14. All these meanings in my opinion involve in some degree at least knowledge on the part of the person guilty of connivance. It has been argued--that even if Sadhukhan or his agent had reason to believe that there was no imposture at; the time when the voters came forward, he nevertheless by standing by, and, in the case of the agent, by identifying the voters when Mr. Cohen had challenged them, connived at the imposture- I cannot take that view for that would involve that their belief should change upon Mr. Cohen challenging the identity of the voters. It is, I agree, a suspicious circumstance that N.K. Dutt, the agent, has made no affidavit in this case. But nevertheless taking the view that I have expressed, in order to bring Sadhukhan or his agent within the section, I must came to a finding that either he or his agent knew of the imposture or at least had reason to believe that there was imposture. It is therefore immaterial that N.K. Dutt has made no affidavit, for there is no evidence upon which I could find that as a fact, or from which I should be justified in drawing such an inference. The application therefore must fail.
15. Before I part with the case, I desire to make some observations, both generally and as affecting the question of costs. Certain very definite facts have emerged. It has been established, first, that there were dead men on the register of voters, secondly, that there were impostors at the municipal election, and that such impostors voted as representing the dead men whose names were on the register. Thirdly it emerges from the evidence that the enquiry by the presiding officer was of the most-perfunctory nature. That this was any thing more than a brief interrogation is not the case, though there was a statement by a responsible person, namely, Mr. Cohen that this voter himself was dead--a statement which he further more supported by signing at the foot of the list of challenged votes that he undertook. to prove that the person applying for the ballot paper had committed the offence of personation. Further though the list of challenged votes contains a printed form at foot, which suggests from the mere fact of its existence in print that the offence is by no means a rare one, and though the presiding officer warned these persons that if they were not telling the truth they would be punished, so far as I have heard in the course of this case nothing further has occurred. These things have undoubtedly been established in the course of this case. It would be for the present purpose but unprofitable speculation to enquire to what extent this prevails in municipal elections in Calcutta.
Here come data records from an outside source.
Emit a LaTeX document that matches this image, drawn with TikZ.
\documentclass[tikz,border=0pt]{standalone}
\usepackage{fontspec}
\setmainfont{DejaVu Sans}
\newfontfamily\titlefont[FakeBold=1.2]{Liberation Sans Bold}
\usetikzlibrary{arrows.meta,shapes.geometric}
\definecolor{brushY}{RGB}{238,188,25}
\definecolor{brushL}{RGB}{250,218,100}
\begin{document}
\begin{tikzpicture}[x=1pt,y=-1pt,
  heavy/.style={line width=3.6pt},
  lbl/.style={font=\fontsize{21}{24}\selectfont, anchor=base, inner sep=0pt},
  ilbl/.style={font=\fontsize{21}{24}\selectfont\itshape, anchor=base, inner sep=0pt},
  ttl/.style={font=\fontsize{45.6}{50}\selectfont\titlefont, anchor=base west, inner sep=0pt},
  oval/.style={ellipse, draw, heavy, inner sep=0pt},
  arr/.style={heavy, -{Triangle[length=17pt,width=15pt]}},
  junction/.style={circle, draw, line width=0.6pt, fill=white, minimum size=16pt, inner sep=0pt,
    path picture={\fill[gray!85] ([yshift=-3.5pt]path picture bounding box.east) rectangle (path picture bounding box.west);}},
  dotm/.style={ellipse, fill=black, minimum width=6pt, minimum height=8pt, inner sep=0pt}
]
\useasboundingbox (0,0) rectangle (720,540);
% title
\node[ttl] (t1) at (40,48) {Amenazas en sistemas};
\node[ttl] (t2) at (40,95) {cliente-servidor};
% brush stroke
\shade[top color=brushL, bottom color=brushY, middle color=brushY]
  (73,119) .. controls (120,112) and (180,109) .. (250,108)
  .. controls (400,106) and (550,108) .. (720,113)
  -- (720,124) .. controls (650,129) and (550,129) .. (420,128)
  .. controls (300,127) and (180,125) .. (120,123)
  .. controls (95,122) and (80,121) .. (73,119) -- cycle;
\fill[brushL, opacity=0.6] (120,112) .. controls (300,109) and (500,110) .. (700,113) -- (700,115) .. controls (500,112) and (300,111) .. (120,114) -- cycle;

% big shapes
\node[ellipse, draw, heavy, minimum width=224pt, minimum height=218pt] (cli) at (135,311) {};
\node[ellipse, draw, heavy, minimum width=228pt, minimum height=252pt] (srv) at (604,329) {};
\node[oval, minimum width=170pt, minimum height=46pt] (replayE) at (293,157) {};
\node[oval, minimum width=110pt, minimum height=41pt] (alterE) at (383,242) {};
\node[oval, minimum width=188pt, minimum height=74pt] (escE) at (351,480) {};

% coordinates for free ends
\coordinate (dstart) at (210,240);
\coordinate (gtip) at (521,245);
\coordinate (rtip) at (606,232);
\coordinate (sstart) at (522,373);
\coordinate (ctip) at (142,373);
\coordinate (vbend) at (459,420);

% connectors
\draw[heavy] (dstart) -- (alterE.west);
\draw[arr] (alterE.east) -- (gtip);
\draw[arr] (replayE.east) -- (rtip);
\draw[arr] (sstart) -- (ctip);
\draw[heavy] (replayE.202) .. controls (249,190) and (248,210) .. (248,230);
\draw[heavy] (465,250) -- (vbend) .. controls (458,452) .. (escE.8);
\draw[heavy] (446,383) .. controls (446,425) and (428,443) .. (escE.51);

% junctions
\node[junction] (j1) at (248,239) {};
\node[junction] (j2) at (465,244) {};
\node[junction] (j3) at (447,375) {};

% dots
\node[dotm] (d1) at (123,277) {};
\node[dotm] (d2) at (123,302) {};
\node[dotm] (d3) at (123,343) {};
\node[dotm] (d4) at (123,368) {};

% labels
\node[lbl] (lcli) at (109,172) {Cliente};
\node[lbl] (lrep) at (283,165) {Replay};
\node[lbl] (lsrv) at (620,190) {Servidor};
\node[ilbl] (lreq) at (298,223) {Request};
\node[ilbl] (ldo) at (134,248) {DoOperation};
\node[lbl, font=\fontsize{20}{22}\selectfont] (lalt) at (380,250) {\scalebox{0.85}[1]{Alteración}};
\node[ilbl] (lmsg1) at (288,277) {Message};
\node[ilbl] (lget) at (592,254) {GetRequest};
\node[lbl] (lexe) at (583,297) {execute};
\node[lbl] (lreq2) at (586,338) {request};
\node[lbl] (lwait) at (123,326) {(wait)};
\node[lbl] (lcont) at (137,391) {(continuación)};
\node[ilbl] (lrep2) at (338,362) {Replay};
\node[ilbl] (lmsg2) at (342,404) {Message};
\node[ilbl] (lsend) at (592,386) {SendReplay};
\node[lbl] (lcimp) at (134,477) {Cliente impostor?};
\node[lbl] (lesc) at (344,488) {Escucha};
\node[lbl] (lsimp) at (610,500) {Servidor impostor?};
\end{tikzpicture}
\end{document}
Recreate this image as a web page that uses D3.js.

But on the evidence before me there is nothing to show that any serious attempt is made to prevent it. Whether any and what proceedings can be taken against impostures it is not my duty to enquire, nor is it my duty ,to say whether these abuses are due to defects in the law or to defects in the conduct of the municipal election. But so far as the applicant has made it clear that such impostures can and do take place, and can, it would appear, be achieved with comparative case, he has in my opinion rendered a considerable service to the public- This is a matter which I propose to take into consideration on the question of costs. In his evidence he has been moderate in his statement of facts, he has confined himself to such facts as came to his knowledge, and made no attempt to stress them for the purpose of pressing his case. His error has been in taking a mistaken view as to the knowledge of his successful rival.
16. Having regard to these matters and having regard to the public service which the applicant has undoubtedly, in my opinion, performed by bringing these abuses to light, in my opinion and judgment he should not be mulcted in the costs of this application, and though it must fail I make no order as to costs.